For the first set of investigators (Contessa, Dahms, Hart, Hoffmeister, Lau, and Wang), we specifically have chosen leaders and pioneers in their respective fields whose research endeavors are inhibited due to the lack of appropriate, robust, and/or high-throughput analytical techniques to address their biological questions and thus would significantly benefit from the development of particular new and improved tools to investigate glycosylation. We have brought in several investigators, including Hoffmeister, Lau, and Contessa, who will drive the development of our glycoprotein cell surface “capture and define” technology, including proteomics, site-mapping and direct glycopeptide analysis, and will benefit from our ability to make specific hES-derived cell lineages with specific glycosyltransferases knocked-out by CRISPR-Cas methodology. Likewise, we have partnered with several investigators, including Hart, Hoffmeister, and Lau, whose needs will drive our maturation of the static IDAWG approach for glycans and the need for developing our dynamic IDAWG approach for glycans and glycopeptides. We continue to partner with 2 existing DBPs (Dahms and Strauss) who will push our tool development with their needs for high-throughput, quantitative N- and O-glycan, as well as GSL, analyses. Wang as a DBP helps to drive the development of glycotranscriptomics and visualization tools. Along with these DBPs, several of our collaborators also help to drive the development of the tools and resources outlined in the TR&Ds.

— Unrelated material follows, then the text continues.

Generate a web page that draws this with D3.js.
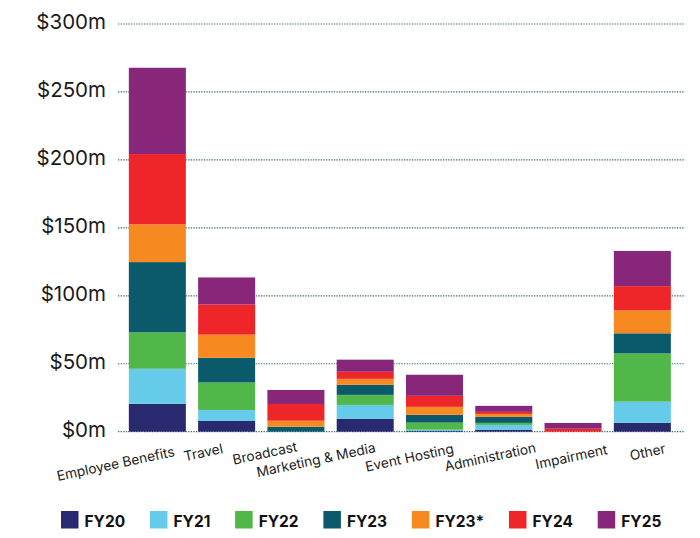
<!DOCTYPE html>
<html>
<head>
<meta charset="utf-8">
<script src="https://cdn.jsdelivr.net/npm/d3@7"></script>
<style>
  body { margin: 0; background: #fff; }
  text { font-family: Inter, "Noto Sans", sans-serif; }
</style>
</head>
<body>
<div id="chart"></div>
<script>
// categories and values ($m)
const categories = ["Employee Benefits", "Travel", "Broadcast", "Marketing & Media",
                    "Event Hosting", "Administration", "Impairment", "Other"];
const seriesNames = ["FY20", "FY21", "FY22", "FY23", "FY23*", "FY24", "FY25"];

const fy20  = [20.5,  7.9,  0,    9.4, 0.5, 1.5, 0,    6.6];
const fy21  = [25.8,  8.1,  0,   10.3, 1.0, 3.5, 0,   15.5];
const fy22  = [26.8, 20.2,  0,    7.4, 5.2, 1.5, 0,   35.5];
const fy23  = [51.7, 18.2,  3.7,  7.4, 5.7, 4.4, 0,   14.8];
const fy23s = [27.8, 17.0,  4.4,  4.4, 5.9, 2.2, 0,   17.0];
const fy24  = [51.7, 22.2, 12.3,  5.2, 8.1, 1.5, 2.2, 17.7];
const fy25  = [63.5, 19.9, 10.3,  8.9, 15.5, 4.4, 4.2, 25.9];

const yTicks = [0, 50, 100, 150, 200, 250, 300];

const colors = ["#29296f", "#66cbe8", "#50b748", "#0a5a6b", "#f68a21", "#ee2529", "#88267a"];

// hand placed category labels in the original (end x offset from bar centre, baseline y)
const labelShift = [18, -3, 2, 11, 20, 33, 35, 24];
const labelBase  = [456, 453, 451, 452, 453, 452, 454, 453];

const svgWidth = 700, svgHeight = 538;

let allSeries = [fy20, fy21, fy22, fy23, fy23s, fy24, fy25];
let table = categories.map((c, i) => {
    let row = {category: c};
    seriesNames.forEach((s, j) => row[s] = allSeries[j][i]);
    return row;
});

let stacked = d3.stack().keys(seriesNames)(table);

let svg = d3.select('#chart')
    .append('svg')
    .attr('width', svgWidth)
    .attr('height', svgHeight);

let xScale = d3.scaleBand()
    .domain(categories)
    .range([122.7, 677.0])
    .paddingInner(0.177)
    .paddingOuter(0.0885);

let yScale = d3.scaleLinear()
    .domain([0, 300])
    .range([431.7, 24]);

let colorScale = d3.scaleOrdinal().domain(seriesNames).range(colors);

// dotted gridlines
svg.append('g')
    .selectAll('line')
    .data(yTicks)
    .join('line')
    .attr('x1', 118)
    .attr('x2', 685)
    .attr('y1', d => yScale(d))
    .attr('y2', d => yScale(d))
    .attr('stroke', '#3a6a5e')
    .attr('stroke-width', 1.2)
    .attr('stroke-dasharray', '1.3,1.3');

// y axis labels
svg.append('g')
    .selectAll('text')
    .data(yTicks)
    .join('text')
    .attr('x', 106)
    .attr('y', d => yScale(d) - 2)
    .attr('dy', '0.35em')
    .attr('text-anchor', 'end')
    .attr('font-size', 20.5)
    .attr('fill', '#1a1a1a')
    .text(d => '$' + d + 'm');

// stacked bars
svg.append('g')
    .selectAll('g')
    .data(stacked)
    .join('g')
    .attr('fill', d => colorScale(d.key))
    .selectAll('rect')
    .data(d => d)
    .join('rect')
    .attr('x', d => xScale(d.data.category))
    .attr('width', xScale.bandwidth())
    .attr('y', d => yScale(d[1]))
    .attr('height', d => yScale(d[0]) - yScale(d[1]));

// category labels, tilted
svg.append('g')
    .selectAll('text')
    .data(categories)
    .join('text')
    .attr('transform', (d, i) => {
        let x = xScale(d) + xScale.bandwidth() / 2 + labelShift[i];
        return `translate(${x},${labelBase[i]}) rotate(-12)`;
    })
    .attr('text-anchor', 'end')
    .attr('font-size', 13.7)
    .attr('fill', '#222')
    .text(d => d);

// legend, laid out left to right
let legend = svg.append('g');
let lx = 61;
seriesNames.forEach(s => {
    legend.append('rect')
        .attr('x', lx)
        .attr('y', 511)
        .attr('width', 17.5)
        .attr('height', 17.5)
        .attr('fill', colorScale(s));
    let t = legend.append('text')
        .attr('x', lx + 23.5)
        .attr('y', 526.7)
        .attr('font-size', 15.5)
        .attr('font-weight', 700)
        .attr('fill', '#111')
        .text(s);
    lx += 23.5 + t.node().getComputedTextLength() + 24.8;
});
</script>
</body>
</html>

For the second set of investigators (Aoki-Kinoshita, Lewis) we have chosen leaders in the fields of glycan pathway modeling and informatics analysis. In these cases the investigators are developing state-of-the-art approaches for modeling complex glycan pathway data, including pathway flux analysis, but have struggled to obtain appropriate data sets that can be used to test their modeling systems. The reporter glycoproteins expressed in pluripotent and differentiated hESC lines and in hESC lines harboring targeted glycogene knockouts will be analyzed as end-point glycosylated products in TR&D1. The resulting glycomic and transcriptomic profiles are ideal data sets for the type of modeling done in both the Aoki-Kinoshita and Lewis DBPs that use distinct approaches for pathway-based flux analysis. These DBPs also bridge to the technologies developed in TR&D3 for integrated pathway visualization. The Glycan Pathway Visualization tool will provide the ability to integrate pathway modeling output with comparative data from glycan and transcriptome profiling efforts. Interpretation of the integrated data in the context of a unified pathway diagram display framework will inform not only additional modeling efforts and optimization but also direct additional genetic perturbations of the reporter cell lines. Thus, an interactive and reciprocal set of driving interactions is anticipated with these DBPs. Additional challenges will be found in the DBP with Wang, where expansion of pathway visualization (TR&D 3) will be required for other glycan classes (proteoglycan biosynthesis) in order to integrate proteoglycan transcriptome profiling (TR&D1) with proteoglycan structural data generated in the Wang lab.